### [REQUEST]
Look at the data below and print exactly the lines from its first line through the line with "from matplotlib.patches import Rectangle"; the pictures stay out of the copy.

### [DATASET SECTION]
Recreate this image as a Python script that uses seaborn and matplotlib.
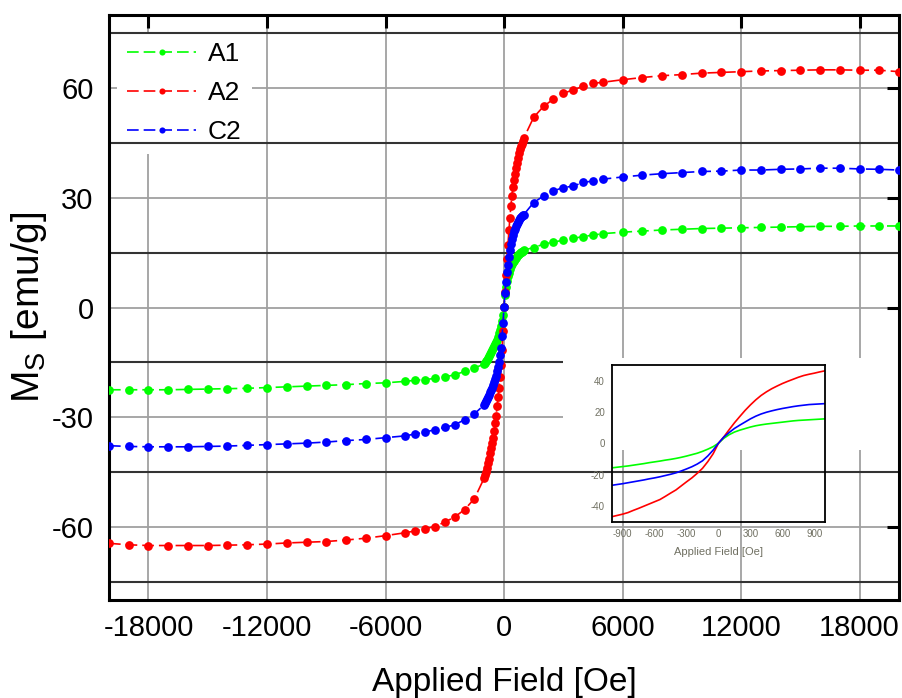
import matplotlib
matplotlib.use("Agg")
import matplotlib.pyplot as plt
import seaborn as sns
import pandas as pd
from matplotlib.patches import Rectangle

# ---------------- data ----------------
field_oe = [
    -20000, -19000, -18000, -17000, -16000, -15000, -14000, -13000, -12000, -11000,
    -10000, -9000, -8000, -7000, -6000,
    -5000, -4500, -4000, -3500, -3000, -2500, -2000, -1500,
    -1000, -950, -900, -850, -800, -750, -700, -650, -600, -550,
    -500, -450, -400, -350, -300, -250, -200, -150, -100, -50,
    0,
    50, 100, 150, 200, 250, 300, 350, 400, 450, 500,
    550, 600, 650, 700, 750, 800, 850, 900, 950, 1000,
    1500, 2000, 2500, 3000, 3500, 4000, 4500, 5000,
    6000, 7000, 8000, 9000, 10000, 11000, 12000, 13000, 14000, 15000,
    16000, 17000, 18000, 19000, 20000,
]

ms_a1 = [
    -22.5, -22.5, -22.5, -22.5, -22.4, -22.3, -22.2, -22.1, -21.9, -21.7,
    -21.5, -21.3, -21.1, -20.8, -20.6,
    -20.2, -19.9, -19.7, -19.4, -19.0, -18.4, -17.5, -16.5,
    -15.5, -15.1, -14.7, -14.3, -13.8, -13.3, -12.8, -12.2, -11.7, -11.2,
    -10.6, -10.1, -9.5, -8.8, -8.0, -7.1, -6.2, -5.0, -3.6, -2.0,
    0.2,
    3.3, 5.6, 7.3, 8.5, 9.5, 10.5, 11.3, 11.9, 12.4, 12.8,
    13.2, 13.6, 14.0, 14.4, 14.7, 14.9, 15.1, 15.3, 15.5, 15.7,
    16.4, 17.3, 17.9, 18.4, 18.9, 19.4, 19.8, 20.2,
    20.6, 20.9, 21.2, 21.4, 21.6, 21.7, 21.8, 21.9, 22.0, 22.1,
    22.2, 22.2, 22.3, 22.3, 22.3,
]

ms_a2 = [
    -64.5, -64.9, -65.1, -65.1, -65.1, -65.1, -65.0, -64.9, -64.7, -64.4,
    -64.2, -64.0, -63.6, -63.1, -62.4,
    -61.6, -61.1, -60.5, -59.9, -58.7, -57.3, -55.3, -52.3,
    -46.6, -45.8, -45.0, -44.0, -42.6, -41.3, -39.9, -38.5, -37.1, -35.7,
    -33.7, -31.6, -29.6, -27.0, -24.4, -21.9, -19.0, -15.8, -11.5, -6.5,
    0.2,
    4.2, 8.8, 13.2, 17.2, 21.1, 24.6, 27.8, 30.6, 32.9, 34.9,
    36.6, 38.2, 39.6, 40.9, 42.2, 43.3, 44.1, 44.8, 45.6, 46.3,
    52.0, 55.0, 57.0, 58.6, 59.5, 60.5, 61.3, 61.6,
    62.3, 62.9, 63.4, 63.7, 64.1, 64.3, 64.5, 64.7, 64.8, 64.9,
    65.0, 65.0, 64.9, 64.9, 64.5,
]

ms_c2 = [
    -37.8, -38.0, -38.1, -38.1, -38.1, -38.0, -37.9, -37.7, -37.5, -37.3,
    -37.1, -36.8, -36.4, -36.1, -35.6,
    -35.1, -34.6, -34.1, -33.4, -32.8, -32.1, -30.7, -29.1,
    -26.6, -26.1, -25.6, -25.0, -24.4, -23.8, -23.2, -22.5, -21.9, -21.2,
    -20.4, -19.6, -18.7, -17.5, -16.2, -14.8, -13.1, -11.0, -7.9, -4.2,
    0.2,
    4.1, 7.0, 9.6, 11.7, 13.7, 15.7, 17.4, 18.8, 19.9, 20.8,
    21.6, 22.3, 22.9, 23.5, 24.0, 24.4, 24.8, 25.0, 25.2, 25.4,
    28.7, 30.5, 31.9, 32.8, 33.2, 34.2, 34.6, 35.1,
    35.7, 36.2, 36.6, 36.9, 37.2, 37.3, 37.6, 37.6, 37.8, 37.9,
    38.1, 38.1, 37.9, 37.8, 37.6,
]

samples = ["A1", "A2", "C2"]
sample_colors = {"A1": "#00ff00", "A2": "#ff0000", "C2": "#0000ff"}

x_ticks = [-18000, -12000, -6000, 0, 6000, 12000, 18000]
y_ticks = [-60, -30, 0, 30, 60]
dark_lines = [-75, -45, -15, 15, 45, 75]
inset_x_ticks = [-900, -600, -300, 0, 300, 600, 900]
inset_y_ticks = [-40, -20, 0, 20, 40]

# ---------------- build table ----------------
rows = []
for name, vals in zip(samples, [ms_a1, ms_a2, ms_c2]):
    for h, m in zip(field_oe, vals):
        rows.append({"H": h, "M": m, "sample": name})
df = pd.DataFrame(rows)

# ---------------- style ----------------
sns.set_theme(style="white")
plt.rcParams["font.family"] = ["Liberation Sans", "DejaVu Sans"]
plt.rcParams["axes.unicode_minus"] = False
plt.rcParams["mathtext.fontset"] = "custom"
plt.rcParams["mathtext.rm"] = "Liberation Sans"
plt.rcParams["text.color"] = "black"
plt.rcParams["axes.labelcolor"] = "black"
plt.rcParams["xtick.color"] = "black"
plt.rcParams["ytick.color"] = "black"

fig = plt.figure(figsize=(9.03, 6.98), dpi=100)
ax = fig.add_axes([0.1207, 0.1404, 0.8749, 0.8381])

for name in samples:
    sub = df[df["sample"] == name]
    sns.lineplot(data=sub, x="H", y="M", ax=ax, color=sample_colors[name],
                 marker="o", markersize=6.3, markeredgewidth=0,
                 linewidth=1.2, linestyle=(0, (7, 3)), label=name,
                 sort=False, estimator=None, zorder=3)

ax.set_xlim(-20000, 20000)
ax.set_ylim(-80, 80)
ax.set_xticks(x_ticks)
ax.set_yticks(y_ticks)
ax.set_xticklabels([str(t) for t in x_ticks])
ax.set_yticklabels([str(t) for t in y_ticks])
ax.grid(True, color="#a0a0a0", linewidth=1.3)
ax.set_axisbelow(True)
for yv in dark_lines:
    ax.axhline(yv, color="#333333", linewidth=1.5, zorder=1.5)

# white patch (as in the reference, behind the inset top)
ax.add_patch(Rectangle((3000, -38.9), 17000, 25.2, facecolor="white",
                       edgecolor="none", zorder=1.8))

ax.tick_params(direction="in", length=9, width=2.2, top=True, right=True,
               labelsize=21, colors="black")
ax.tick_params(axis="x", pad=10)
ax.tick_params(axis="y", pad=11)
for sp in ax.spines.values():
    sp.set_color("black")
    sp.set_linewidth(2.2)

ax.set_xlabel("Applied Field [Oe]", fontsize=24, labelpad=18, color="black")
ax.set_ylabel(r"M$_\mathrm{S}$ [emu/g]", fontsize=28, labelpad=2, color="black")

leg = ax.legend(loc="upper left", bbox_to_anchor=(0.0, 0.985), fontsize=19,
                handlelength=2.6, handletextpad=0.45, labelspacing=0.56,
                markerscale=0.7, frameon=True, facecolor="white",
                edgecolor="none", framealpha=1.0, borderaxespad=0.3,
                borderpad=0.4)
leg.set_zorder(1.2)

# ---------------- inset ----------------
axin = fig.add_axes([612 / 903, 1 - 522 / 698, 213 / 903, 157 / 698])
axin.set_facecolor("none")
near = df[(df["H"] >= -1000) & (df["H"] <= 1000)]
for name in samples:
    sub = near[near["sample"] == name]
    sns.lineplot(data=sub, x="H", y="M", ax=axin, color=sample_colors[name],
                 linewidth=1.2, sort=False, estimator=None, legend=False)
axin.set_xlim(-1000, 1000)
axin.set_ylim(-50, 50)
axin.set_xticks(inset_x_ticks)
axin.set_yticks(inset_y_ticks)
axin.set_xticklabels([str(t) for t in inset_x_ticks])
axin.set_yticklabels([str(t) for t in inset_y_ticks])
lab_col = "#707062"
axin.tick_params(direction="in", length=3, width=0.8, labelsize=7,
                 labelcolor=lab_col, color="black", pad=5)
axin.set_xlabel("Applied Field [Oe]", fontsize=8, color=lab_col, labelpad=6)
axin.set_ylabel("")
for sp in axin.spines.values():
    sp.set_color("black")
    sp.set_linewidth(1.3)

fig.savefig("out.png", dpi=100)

### [ANSWER TO THIS EXERCISE]
Recreate this image as a Python script that uses seaborn and matplotlib.
import matplotlib
matplotlib.use("Agg")
import matplotlib.pyplot as plt
import seaborn as sns
import pandas as pd
from matplotlib.patches import Rectangle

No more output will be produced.